• **PROBLEM STATEMENT**
Without the pictures, print the lines running from the beginning of the material to the line containing "import matplotlib.pyplot as plt", both ends included.

--- begin ENTRIES SHOWN ---

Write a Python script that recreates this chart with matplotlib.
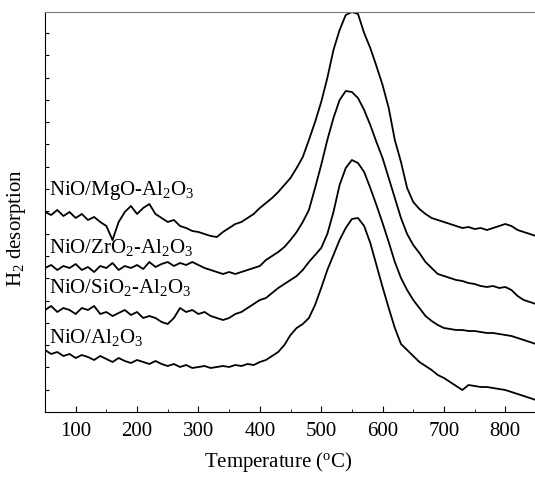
import numpy as np
import matplotlib
matplotlib.use("Agg")
import matplotlib.pyplot as plt

plt.rcParams["font.family"] = ["Liberation Serif", "DejaVu Serif"]
plt.rcParams["mathtext.fontset"] = "custom"
plt.rcParams["mathtext.rm"] = "Liberation Serif"
plt.rcParams["mathtext.it"] = "Liberation Serif:italic"

# Temperature grid (deg C) and H2 desorption signals (arbitrary units, offset traces)
temperature = np.arange(50, 851, 10)

mgo_al2o3 = [
    200, 197, 202, 196, 200, 194, 198, 192, 195, 190,
    186, 172, 190, 200, 206, 198, 204, 208, 198, 194,
    190, 192, 186, 184, 181, 180, 178, 176, 175, 180,
    184, 188, 190, 194, 198, 204, 209, 214, 220, 227,
    234, 244, 255, 272, 290, 310, 334, 362, 382, 397,
    400, 398, 379, 364, 346, 327, 304, 272, 250, 224,
    210, 203, 198, 194, 192, 190, 188, 186, 184, 185,
    183, 184, 182, 184, 186, 188, 186, 182, 180, 178, 176,
]
zro2_al2o3 = [
    144, 147, 142, 146, 144, 148, 142, 145, 140, 146,
    144, 149, 142, 146, 144, 147, 143, 150, 145, 148,
    150, 146, 149, 147, 150, 147, 144, 142, 140, 138,
    140, 138, 140, 142, 144, 146, 152, 156, 160, 165,
    172, 180, 190, 202, 224, 247, 272, 294, 312, 321,
    320, 314, 302, 287, 270, 254, 234, 214, 194, 178,
    167, 159, 150, 144, 138, 136, 134, 132, 131, 129,
    128, 126, 125, 126, 124, 125, 122, 116, 112, 110, 108,
]
sio2_al2o3 = [
    102, 106, 100, 104, 102, 98, 104, 102, 106, 98,
    100, 96, 99, 102, 97, 100, 94, 96, 94, 90,
    88, 94, 104, 100, 102, 98, 100, 96, 94, 92,
    94, 98, 100, 104, 108, 112, 114, 119, 124, 128,
    132, 136, 142, 150, 157, 164, 178, 200, 227, 244,
    252, 249, 240, 224, 207, 189, 170, 150, 134, 122,
    112, 104, 96, 91, 87, 84, 83, 82, 82, 81,
    81, 80, 79, 79, 78, 77, 76, 74, 72, 70, 68,
]
al2o3 = [
    62, 58, 60, 56, 58, 54, 57, 55, 52, 56,
    53, 50, 54, 51, 49, 52, 50, 48, 51, 48,
    46, 48, 45, 47, 44, 45, 46, 44, 45, 46,
    45, 47, 46, 48, 47, 50, 52, 56, 60, 67,
    77, 84, 88, 94, 107, 124, 142, 157, 172, 184,
    193, 194, 186, 169, 147, 125, 104, 84, 68, 62,
    56, 50, 46, 42, 37, 34, 30, 26, 22, 27,
    26, 25, 25, 24, 23, 22, 20, 18, 16, 14, 12,
]

series = [mgo_al2o3, zro2_al2o3, sio2_al2o3, al2o3]
labels = [
    "NiO/MgO-Al$_2$O$_3$",
    "NiO/ZrO$_2$-Al$_2$O$_3$",
    "NiO/SiO$_2$-Al$_2$O$_3$",
    "NiO/Al$_2$O$_3$",
]
label_y = [217, 159, 119, 69]

fig = plt.figure(figsize=(5.35, 4.79), dpi=100)
ax = fig.add_axes([45 / 535, 67 / 479, 491 / 535, 400 / 479])

for values in series:
    ax.plot(temperature, values, color="black", linewidth=1.3)

for text, y in zip(labels, label_y):
    ax.text(57, y, text, fontsize=15, va="baseline", ha="left")

ax.set_xlim(50, 850)
ax.set_ylim(0, 400)
ax.set_xticks(np.arange(100, 801, 100))
ax.set_xticks(np.arange(50, 851, 50), minor=True)
ax.set_yticks(np.arange(22.3, 400, 22.3))
ax.set_yticklabels([])
ax.tick_params(axis="x", which="both", direction="in", top=False, labelsize=15, pad=7)
ax.tick_params(axis="x", which="major", length=4)
ax.tick_params(axis="x", which="minor", length=2)
ax.tick_params(axis="y", direction="in", length=3, right=False)

ax.spines["top"].set_color("#777777")
ax.spines["right"].set_visible(False)

ax.set_xlabel("Temperature ($^{\\mathrm{o}}$C)", fontsize=15)
ax.xaxis.set_label_coords(0.475, -0.095)
ax.set_ylabel("H$_2$ desorption", fontsize=15)
ax.yaxis.set_label_coords(-0.035, 0.46)

fig.savefig("out.png", dpi=100)
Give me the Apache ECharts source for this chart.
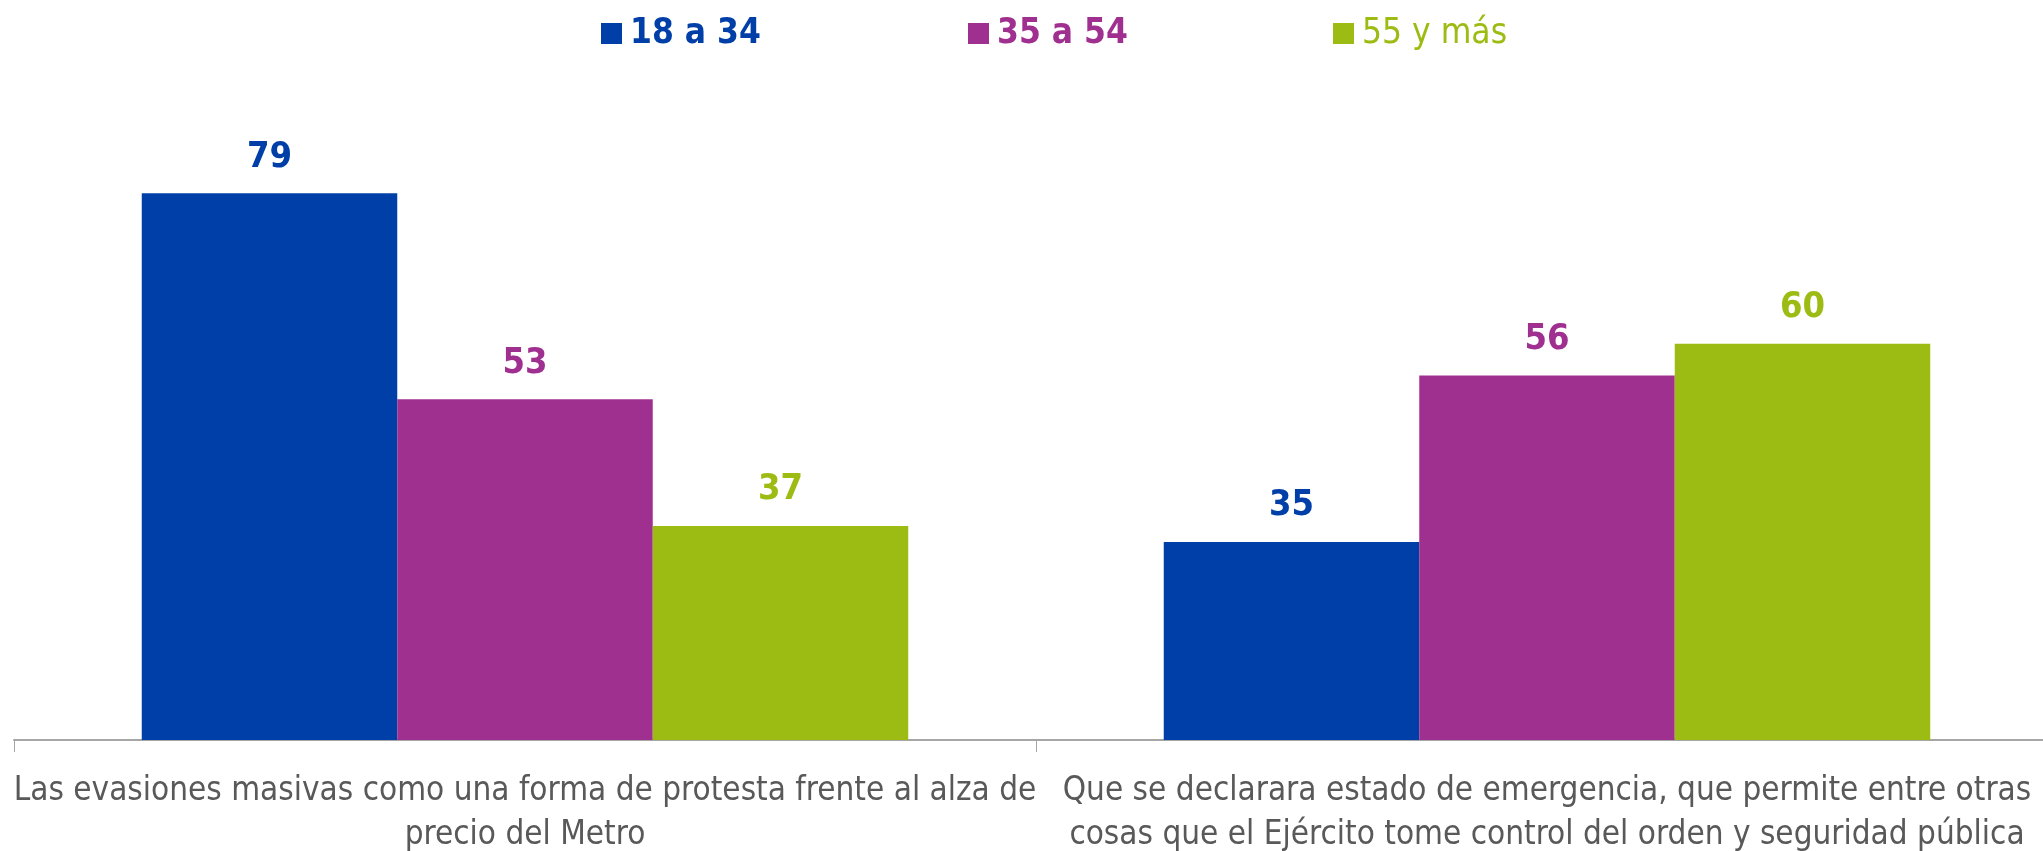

--- end ENTRIES SHOWN ---

• **THE ANSWER**
Write a Python script that recreates this chart with matplotlib.
import numpy as np
import matplotlib
matplotlib.use("Agg")
import matplotlib.pyplot as plt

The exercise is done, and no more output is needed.